Mr Nicholson argued that his beliefs relating to climate change and the need to cut carbon emissions were more than an opinion. He submitted that his beliefs affected how he lived his life. He said they were “… not merely an opinion but a philosophical belief which affects how I live my life including my choice of home, how I travel, what I buy, what I eat and drink, what I do with my waste and my hopes and my fears.”
In giving its judgment the Tribunal Judge stated that his views commanded “the highest respect in democratic societies as can be seen from the conduct of modern global politics". It was concluded that Mr Nicholson’s views were capable of constituting a philosophical belief for the purposes of the Regulations and were more than just an opinion.
The employer appealed the decision to the Employment Appeal Tribunal (EAT), which had to consider (i) how far, if at all, the belief said to qualify for protection was required to be similar to religious belief; (ii) what limits, if any, should be placed on the words “philosophical belief”; and (iii) whether the authorities in relation to the European Convention on Human Rights were of relevance. In its submissions, the employer agreed that the philosophical belief should be similar to religious belief, forming part of a system of beliefs, and should be based on a philosophy of life rather than a scientific or political belief.
Decision
The EAT considered the previous case law including the case of McClintock –v- the Department for Constitutional Affairs. In reviewing the case law it noted certain limitations had been placed on the definition of “philosophical belief”: the belief must be genuinely held; it must be a belief and not an opinion or viewpoint based on the present state of information available; it must be a belief as to a weighty and substantial aspect of human life behaviour; it must attain a certain level of cogency, seriousness, cohesion and importance; and it must be worthy of respect to the democratic society, not be incompatible with human dignity and not conflict with the fundamental rights of others. It was necessary for such a belief to have similar status or cogency to a religious belief but noted that even a religious belief was not one that was not required to be shared by others. As a result, simply because the belief was a one-off was not a bar to protection and it did not need to constitute a fully-fledged system or thought.

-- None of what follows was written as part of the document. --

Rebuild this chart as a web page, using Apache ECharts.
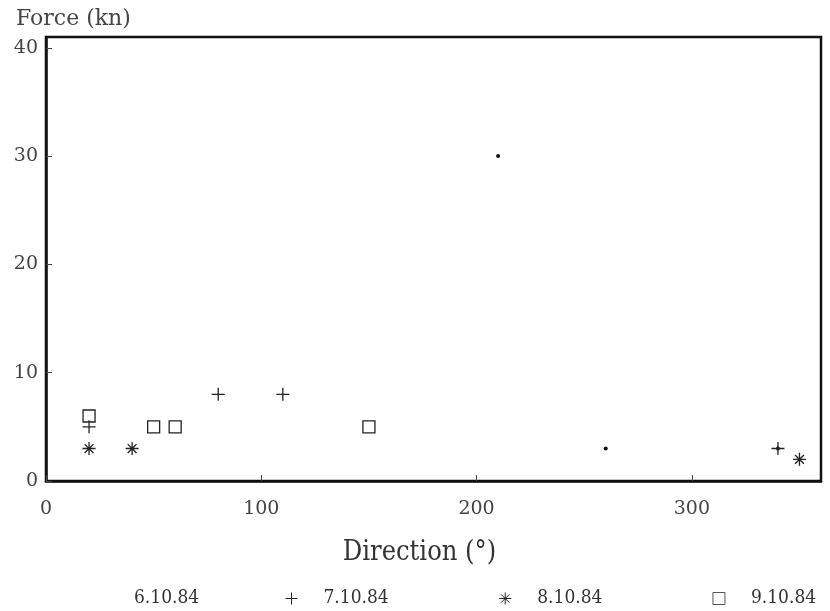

The EAT noted that the previous judge had reached the conclusion that Mr Nicholson’s belief amounted to a philosophical belief without cross-examination. As a result, the decision of the Tribunal would be upheld, namely that Mr Nicholson’s beliefs were capable of being a belief for the purposes of the Regulations and also directed that at any full hearing Mr Nicholson would need to be cross-examined as to the genuineness of his belief. He would also need to produce evidence from which the Tribunal could conclude that his dismissal was on the basis of that belief.
Comments
This case is likely to lead to more claims from employees as it is inevitably going to be difficult for employers to determine what may or may not constitute a belief entitled to protection. More usefully however, the case provides useful guidance as to how two competing sets of rights are to be handled.